Why publish failures. The credibility of a published reconciliation rests on publishing it honestly — including the tests that fail. Cycle 1 produces both passes and failures. The failures point to three specific structural simplifications in the platform DCF tool which are now documented, slated for v1.0.38 patch decision or Q3 paid-reviewer scope. The reference DCF passes more tests than the platform DCF; the platform DCF is therefore the screening tool, not the institutional engineering tool. That distinction is now part of the published methodology rather than discoverable only through reverse engineering.

Update — v1.0.38 fix shipped same day. The three structural simplifications named in this cycle-1 results page have been addressed in the v1.0.38 platform build, also released 9 May 2026. Cycle-1.5 reconciliation results are published at /methodology/dcf-test-battery-cycle1-5-results and document the resulting improvements: platform IRR no longer implausible at literal-spec inputs (102.5% vs 160.6%); C3.2 elasticity now passes (8.3% vs 7.7% fail); reconciling cost partial convergence ($1.51/lb → $1.28/lb against $1.06/lb reference target); C4.1 gap closed by 22 percentage points. Full reference convergence not yet achieved; cycle-2 work item named.

Headline findings — five

Finding A — Platform IRR of 160.6% is implausible. Published Kakula DFS IRR is 77.0%. Reference DCF computed 91.7% IRR at the literal-spec inputs (cash cost USD 0.48/lb first-5-years used as LoM constant; copper price USD 3.10/lb real; capex USD 0.65bn; mine life 21 years; recovery 86%; discount rate 8%; tax 30%; royalty 3.5%) — already optimistic. Platform DCF computes 160.6% IRR at the same literal-spec inputs — more than 2× the published figure. Cause: platform cash flows are front-loaded extremely aggressively. Three structural simplifications combine: no production ramp-up, no sustaining capex, no depreciation tax shield. A user comparing the platform's IRR to a published study would see a meaningful divergence and question the tool's reliability.
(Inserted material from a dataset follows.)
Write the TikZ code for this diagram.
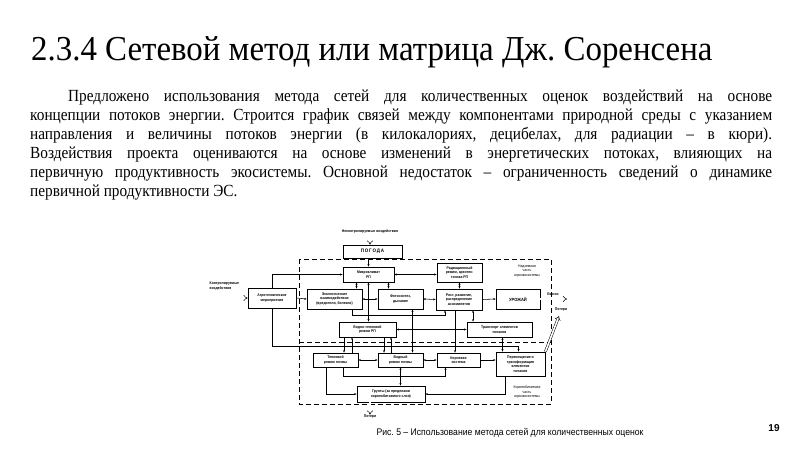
\documentclass[tikz,border=0pt]{standalone}
\usepackage{fontspec}
\setmainfont{Liberation Serif}
\newfontfamily\titlefont{Liberation Serif}[FakeStretch=0.94]
\newfontfamily\parafont{Liberation Serif}[FakeStretch=0.9]
\newfontfamily\capfont{Liberation Sans}[FakeStretch=0.9]
\newfontfamily\nomerfont{Liberation Sans}
\newfontfamily\blokfont{Liberation Sans}[FakeStretch=0.9]
\usetikzlibrary{arrows.meta}

\tikzset{
  blok/.style={draw, line width=0.8pt, fill=white, align=center, inner sep=0.5pt,
    font=\blokfont\bfseries\fontsize{3.8}{4.5}\selectfont},
  metka/.style={align=center, inner sep=0.5pt, font=\blokfont\bfseries\fontsize{3.8}{4.5}\selectfont},
  arr/.style={line width=0.55pt, -{Stealth[length=2.4pt,width=2pt]}},
  arr2/.style={line width=0.55pt, {Stealth[length=2.4pt,width=2pt]}-{Stealth[length=2.4pt,width=2pt]}},
  potok/.style={double, double distance=1.6pt, line width=0.5pt, -{Implies}},
  ramka/.style={dashed, dash pattern=on 5pt off 3pt, line width=0.8pt}
}

\begin{document}
\frenchspacing
\begin{tikzpicture}[x=1pt,y=-1pt]
\useasboundingbox (0,0) rectangle (800,450);
\fill[white] (0,0) rectangle (800,450);

% texts of the slide
\node[anchor=base west, inner sep=0, font=\titlefont\fontsize{35}{38}\selectfont] (title) at (31,60)
  {2.3.4 Сетевой метод или матрица Дж. Соренсена};
\node[anchor=north west, inner sep=0, text width=742pt, align=justify,
  font=\parafont\fontsize{17}{19}\selectfont] (para) at (30,90)
  {\hspace*{38pt}Предложено использования метода сетей для количественных оценок воздействий на основе\linebreak
  концепции потоков энергии. Строится график связей между компонентами природной среды с указанием\linebreak
  направления и величины потоков энергии (в килокалориях, децибелах, для радиации – в кюри).\linebreak
  Воздействия проекта оцениваются на основе изменений в энергетических потоках, влияющих на\linebreak
  первичную продуктивность экосистемы. Основной недостаток – ограниченность сведений о динамике\linebreak
  первичной продуктивности ЭС.};
\node[anchor=base, inner sep=0, font=\capfont\fontsize{9.6}{11}\selectfont] (podpis) at (510,435)
  {Рис. 5 – Использование метода сетей для количественных оценок};
\node[anchor=base, inner sep=0, font=\nomerfont\bfseries\fontsize{10}{12}\selectfont] (nomer) at (774,431) {19};

% dashed parts of the agroecosystem
\draw[ramka] (299,259) rectangle (551,404);
\draw[ramka] (299,342) -- (551,342);

% blocks
\node[blok, minimum width=59pt, minimum height=13pt, font=\blokfont\bfseries\fontsize{5}{6}\selectfont] (pogoda) at (372.5,251.5) {П\,О\,Г\,О\,Д\,А};
\node[blok, minimum width=51pt, minimum height=15pt] (micro) at (368.5,274.5) {Микроклимат\\РП};
\node[blok, minimum width=45pt, minimum height=19pt] (rad) at (459.5,272.5) {Радиационный\\режим, архитек-\\тоника РП};
\node[blok, minimum width=48pt, minimum height=20pt] (agro) at (272,298) {Агротехнические\\мероприятия};
\node[blok, minimum width=55pt, minimum height=20pt] (ecol) at (334.5,299) {Экологические\\взаимодействия\\(вредители, болезни)};
\node[blok, minimum width=45pt, minimum height=20pt] (photo) at (400.5,299) {Фотосинтез,\\дыхание};
\node[blok, minimum width=46pt, minimum height=21pt] (rost) at (459,299.5) {Рост, развитие,\\распределение\\ассимилятов};
\node[blok, minimum width=44pt, minimum height=20pt, font=\blokfont\bfseries\fontsize{4.5}{5}\selectfont] (urozh) at (518,299) {УРОЖАЙ};
\node[blok, minimum width=57pt, minimum height=15pt] (vodtep) at (367.5,329.5) {Водно-тепловой\\режим РП};
\node[blok, minimum width=65pt, minimum height=15pt] (transp) at (499.5,329.5) {Транспорт элементов\\питания};
\node[blok, minimum width=45pt, minimum height=14pt] (teplo) at (335.5,360) {Тепловой\\режим почвы};
\node[blok, minimum width=45pt, minimum height=14pt] (vodn) at (400.5,360) {Водный\\режим почвы};
\node[blok, minimum width=43pt, minimum height=14pt] (koren) at (458.5,360) {Корневая\\система};
\node[blok, minimum width=49pt, minimum height=24pt] (perem) at (520.5,364) {Перемещение и\\трансформация\\элементов\\питания};
\node[blok, minimum width=68pt, minimum height=16pt] (grunt) at (391,394) {Грунты (за пределами\\корнеобитаемого слоя)};

% labels
\node[metka] (nekontr) at (370,231) {Неконтролируемые воздействия};
\node[metka, align=left, anchor=west] (kontr) at (209,286) {Контролируемые\\воздействия};
\node[metka, font=\blokfont\fontsize{3.8}{4.5}\selectfont] (nadz) at (527,271) {Надземная\\часть\\агроэкосистемы};
\node[metka] (vynos) at (553,294) {Вынос};
\node[metka] (poteri1) at (561,310) {Потери};
\node[metka, font=\blokfont\fontsize{3.8}{4.5}\selectfont] (korn) at (527,392) {Корнеобитаемая\\часть\\агроэкосистемы};
\node[metka] (poteri2) at (370,417) {Потери};

% flows in and out
\coordinate (vyh) at (567,299);
\coordinate (uhod) at (559,316);
\draw[potok] (nekontr) -- (nekontr |- pogoda.north);
\draw[potok] (kontr.west |- agro) -- (agro.west);
\draw[potok] (urozh.east) -- (vyh);
\draw[potok] (perem.north east) -- (uhod);
\draw[potok] (grunt.south -| poteri2) -- (poteri2.north);

% links
\coordinate (shina) at (272,346);
\draw[arr] (pogoda.south -| micro) -- (micro.north);
\draw[arr] (agro.north) |- (micro.west);
\draw[arr] (agro.east) -- (ecol.west);
\draw[arr] (agro.south) -- (shina) -| ([xshift=-2pt]perem.north);
\draw[arr2] (micro.east) -- (micro.east -| rad.west);
\draw[arr2] ([xshift=-12pt]micro.south) -- ([xshift=-12pt]micro.south |- ecol.north);
\draw[arr2] ([xshift=20pt]micro.south) -- ([xshift=20pt]micro.south |- photo.north);
\draw[arr2] (micro.south) -- (micro.south |- vodtep.north);
\draw[arr2] (ecol.east) -- (photo.west);
\draw[arr2] (photo.east) -- (rost.west);
\draw[arr] (rost.east) -- (urozh.west);
\draw[arr2] (rad.south) -- (rad.south |- rost.north);
\draw[arr2] ([xshift=14pt]rost.south) -- ([xshift=14pt]rost.south |- transp.north);
\draw[arr] ([xshift=-4pt]rost.south) -- ([xshift=-4pt]rost.south |- koren.north);
\draw[arr2] ([xshift=12pt]photo.south) -- ([xshift=12pt]photo.south |- vodn.north);
\draw[arr2] (vodtep.east) -- (transp.west);
\draw[arr] ([xshift=18pt]ecol.south) -- ++(0,6) -| ([xshift=-14pt]rost.south);
\draw[arr] ([xshift=-23.5pt]vodtep.south) -- ([xshift=-23.5pt]vodtep.south |- teplo.north);
\draw[arr] ([xshift=-15.5pt]vodtep.south |- teplo.north) -- ([xshift=-15.5pt]vodtep.south);
\draw[arr] ([xshift=16.5pt]vodtep.south) -- ([xshift=16.5pt]vodtep.south |- vodn.north);
\draw[arr] ([xshift=23.5pt]vodtep.south |- vodn.north) -- ([xshift=23.5pt]vodtep.south);
\draw[arr2] (teplo.east) -- (vodn.west);
\draw[arr2] (vodn.east) -- (koren.west);
\draw[arr] (koren.east) -- (koren.east -| perem.west);
\draw[arr2] ([xshift=3pt]transp.south) -- ([xshift=3pt]transp.south |- perem.north);
\draw[arr] ([xshift=-9pt]teplo.south) |- (grunt.west);
\draw[arr] ([xshift=-15pt]perem.south) |- (grunt.east);
\draw[arr2] (vodn.south) -- (vodn.south |- grunt.north);
\draw[arr] ([xshift=8pt]teplo.south) -- ++(0,9) -| ([xshift=-13pt]koren.south);
\end{tikzpicture}
\end{document}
Finding B — Reconciliation gaps are larger on platform than on reference at every test. Platform over-credits by +78.3% / +126.1% / +249.3% / +82.1% across C4.1–C4.4, vs reference's +35.5% / +104.5% / +224.3% / +69.2%. The platform's over-credit is 1.4–1.6× the reference's at the same inputs.

Finding C — Both elasticity tests fail on platform. C3.1 price elasticity = 1.27 (vs 1.5–3.0 expected; reference was 1.36, also fail). C3.2 DR elasticity = 7.7% (vs 8–15% expected; reference passed at 8.4%, platform fails at 7.7%). C3.2 is the platform-specific failure: the reference passes that test; the platform doesn't, by 0.3 percentage points. Cause: front-loaded cashflow profile (no ramp-up) makes NPV less sensitive to discount-rate changes — duration is shorter than a properly ramped study would imply.

Finding D — Reconciling LoM cost on the platform is $1.51/lb-recovered. "Reconciling cost" means the LoM-average cash cost input that brings the modelled NPV onto the published $5.5bn Kakula DFS target with all other published inputs held constant. Reference DCF reconciling cost was $1.06/lb (using a clean DCF with ramp-up + sustaining capex + depreciation tax shield). Platform DCF reconciling cost is $1.51/lb (without those three elements). Spec literal first-5-years cost is $0.48/lb (which neither implementation reconciles to). Platform requires a higher reconciling cost than the reference because the platform has fewer offset cost-side levers. The 45-cent spread between the reference and platform reconciling costs is exactly the dollar value of the three structural omissions.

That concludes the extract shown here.